Last week I was listening to the Mongolian band AnDa Union and thought that I would try and write a melody like one of theirs. Out comes The High Sea Roll or The High-C Roll. That was my intent when this was written on January 18, 2019 but it came out sounding more like a sea shanty. So it's a sea shanty. Here's a phone recording I had made while playing it on banjo. It's as good as any.
Then this week I was messing around with a minor sounding folk melody that I was calling Don't Forget the Well. (I often add my own nonsense words to serve as "lyrics" to the instrumental tunes I write. The syllables in these words correspond to the notes in the melody and help me remember how it sounds). Independent from that folk melody I happened upon a little new-classical sounding sequence of notes using just the black keys of a piano. I didn't give that much thought at first, but when I realized that this little modal sounding folk melody could be shifted over a few semitones so that it lined up with the black key scale of that other little melody, then voila I had something complete enough to be considered a new tune.

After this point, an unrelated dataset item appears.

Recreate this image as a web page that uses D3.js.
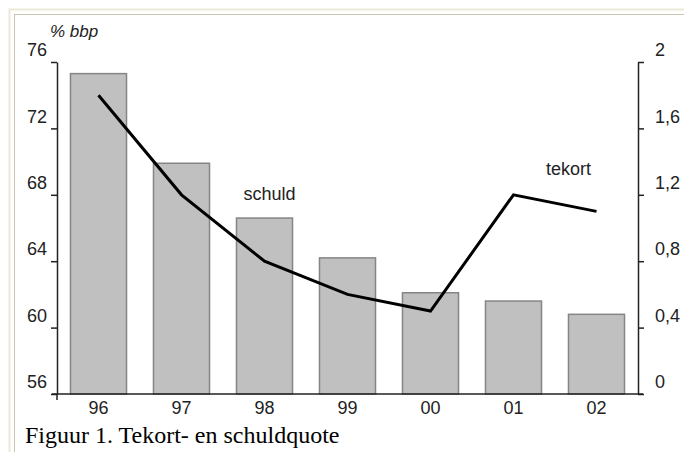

The scale being used here in Don't Forget the Well contains the notes in D-flat major: Db, Eb, F, Gb, Ab, Bb, C, Db. Also known as Bb minor. Note the use of all five "black key" notes on a keyboard. I wrote it that way on purpose so that it would focus on those notes. When I got my new Sound Percussion Labs xylophone yesterday, this was the first thing I played on it. Here's a recording of this tune in Db on my new xylophone, recorded the same day that I got it after taking it out of the box and getting it onto the stand.
I feel like I have more ideas brewing, steeping, simmering inside so hopefully there's more to come soon.